Supplied information:
<<<<

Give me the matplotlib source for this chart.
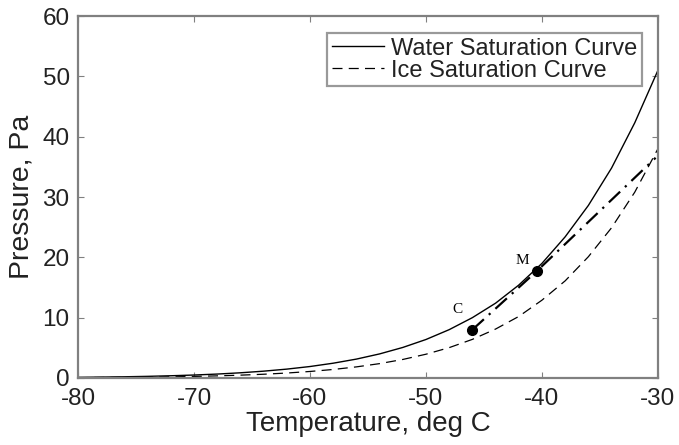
import matplotlib
matplotlib.use("Agg")
import matplotlib.pyplot as plt

# Temperatures (deg C) and pressures (Pa)
temps = [-80, -78, -76, -74, -72, -70, -68, -66, -64, -62, -60, -58, -56,
         -54, -52, -50, -48, -46, -44, -42, -40, -38, -36, -34, -32, -30]
water_p = [0.11, 0.15, 0.20, 0.27, 0.37, 0.49, 0.65, 0.86, 1.13, 1.47, 1.90,
           2.45, 3.13, 3.99, 5.06, 6.38, 8.01, 10.0, 12.4, 15.4, 19.0, 23.4,
           28.6, 34.8, 42.3, 51.0]
ice_p = [0.05, 0.08, 0.10, 0.14, 0.19, 0.26, 0.35, 0.47, 0.62, 0.82, 1.08,
         1.41, 1.84, 2.38, 3.07, 3.94, 5.03, 6.40, 8.11, 10.2, 12.9, 16.1,
         20.1, 24.9, 30.8, 38.0]
path_t = [-46.0, -40.4, -30.2]
path_p = [8.0, 17.8, 36.5]
point_labels = ["C", "M"]
point_t = [-46.0, -40.4]
point_p = [8.0, 17.8]
label_t = [-47.3, -41.7]
label_p = [11.3, 19.4]

xticks = [-80, -70, -60, -50, -40, -30]
yticks = [0, 10, 20, 30, 40, 50, 60]

plt.rcParams['font.family'] = ['Liberation Sans', 'DejaVu Sans']

fig = plt.figure(figsize=(6.79, 4.45), dpi=100)
ax = fig.add_axes([0.1149, 0.1506, 0.969 - 0.1149, 0.964 - 0.1506])

ax.plot(temps, water_p, color='black', lw=1.0, label='Water Saturation Curve')
ax.plot(temps, ice_p, color='black', lw=0.9, dashes=(8, 5),
        label='Ice Saturation Curve')
ax.plot(path_t, path_p, color='black', lw=1.6, dashes=(7, 3, 1, 3))
ax.plot(point_t, point_p, 'o', color='black', markersize=7)
for lab, tx, ty in zip(point_labels, label_t, label_p):
    ax.text(tx, ty, lab, family='Liberation Serif', fontsize=11,
            ha='center', va='center')

ax.set_xlim(-80, -30)
ax.set_ylim(0, 60)
ax.set_xticks(xticks)
ax.set_yticks(yticks)
ax.set_xticklabels([str(t) for t in xticks])
ax.tick_params(direction='in', length=4, width=0.8, top=True, right=True,
               labelsize=17.5, colors='#808080', labelcolor='#222222')
ax.tick_params(axis='x', pad=7)
ax.tick_params(axis='y', pad=6)
for s in ax.spines.values():
    s.set_color('#808080')
    s.set_linewidth(1.6)

ax.set_xlabel('Temperature, deg C', fontsize=20, labelpad=1, color='#222222')
ax.set_ylabel('Pressure, Pa', fontsize=20.5, labelpad=6, color='#222222')

leg = ax.legend(loc='upper right', bbox_to_anchor=(0.972, 0.953),
                fontsize=17, frameon=True, fancybox=False, handlelength=2.2,
                handletextpad=0.3, borderpad=0.2, labelspacing=0.0,
                borderaxespad=0.0)
leg.get_frame().set_edgecolor('#808080')
leg.get_frame().set_linewidth(1.6)
for t in leg.get_texts():
    t.set_color('#222222')

fig.savefig('out.png', dpi=100)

>>>>

Directions:
Omit the pictures and give the material again, exactly and in full.

Solved exercise:
Give me the matplotlib source for this chart.
import matplotlib
matplotlib.use("Agg")
import matplotlib.pyplot as plt

# Temperatures (deg C) and pressures (Pa)
temps = [-80, -78, -76, -74, -72, -70, -68, -66, -64, -62, -60, -58, -56,
         -54, -52, -50, -48, -46, -44, -42, -40, -38, -36, -34, -32, -30]
water_p = [0.11, 0.15, 0.20, 0.27, 0.37, 0.49, 0.65, 0.86, 1.13, 1.47, 1.90,
           2.45, 3.13, 3.99, 5.06, 6.38, 8.01, 10.0, 12.4, 15.4, 19.0, 23.4,
           28.6, 34.8, 42.3, 51.0]
ice_p = [0.05, 0.08, 0.10, 0.14, 0.19, 0.26, 0.35, 0.47, 0.62, 0.82, 1.08,
         1.41, 1.84, 2.38, 3.07, 3.94, 5.03, 6.40, 8.11, 10.2, 12.9, 16.1,
         20.1, 24.9, 30.8, 38.0]
path_t = [-46.0, -40.4, -30.2]
path_p = [8.0, 17.8, 36.5]
point_labels = ["C", "M"]
point_t = [-46.0, -40.4]
point_p = [8.0, 17.8]
label_t = [-47.3, -41.7]
label_p = [11.3, 19.4]

xticks = [-80, -70, -60, -50, -40, -30]
yticks = [0, 10, 20, 30, 40, 50, 60]

plt.rcParams['font.family'] = ['Liberation Sans', 'DejaVu Sans']

fig = plt.figure(figsize=(6.79, 4.45), dpi=100)
ax = fig.add_axes([0.1149, 0.1506, 0.969 - 0.1149, 0.964 - 0.1506])

ax.plot(temps, water_p, color='black', lw=1.0, label='Water Saturation Curve')
ax.plot(temps, ice_p, color='black', lw=0.9, dashes=(8, 5),
        label='Ice Saturation Curve')
ax.plot(path_t, path_p, color='black', lw=1.6, dashes=(7, 3, 1, 3))
ax.plot(point_t, point_p, 'o', color='black', markersize=7)
for lab, tx, ty in zip(point_labels, label_t, label_p):
    ax.text(tx, ty, lab, family='Liberation Serif', fontsize=11,
            ha='center', va='center')

ax.set_xlim(-80, -30)
ax.set_ylim(0, 60)
ax.set_xticks(xticks)
ax.set_yticks(yticks)
ax.set_xticklabels([str(t) for t in xticks])
ax.tick_params(direction='in', length=4, width=0.8, top=True, right=True,
               labelsize=17.5, colors='#808080', labelcolor='#222222')
ax.tick_params(axis='x', pad=7)
ax.tick_params(axis='y', pad=6)
for s in ax.spines.values():
    s.set_color('#808080')
    s.set_linewidth(1.6)

ax.set_xlabel('Temperature, deg C', fontsize=20, labelpad=1, color='#222222')
ax.set_ylabel('Pressure, Pa', fontsize=20.5, labelpad=6, color='#222222')

leg = ax.legend(loc='upper right', bbox_to_anchor=(0.972, 0.953),
                fontsize=17, frameon=True, fancybox=False, handlelength=2.2,
                handletextpad=0.3, borderpad=0.2, labelspacing=0.0,
                borderaxespad=0.0)
leg.get_frame().set_edgecolor('#808080')
leg.get_frame().set_linewidth(1.6)
for t in leg.get_texts():
    t.set_color('#222222')

fig.savefig('out.png', dpi=100)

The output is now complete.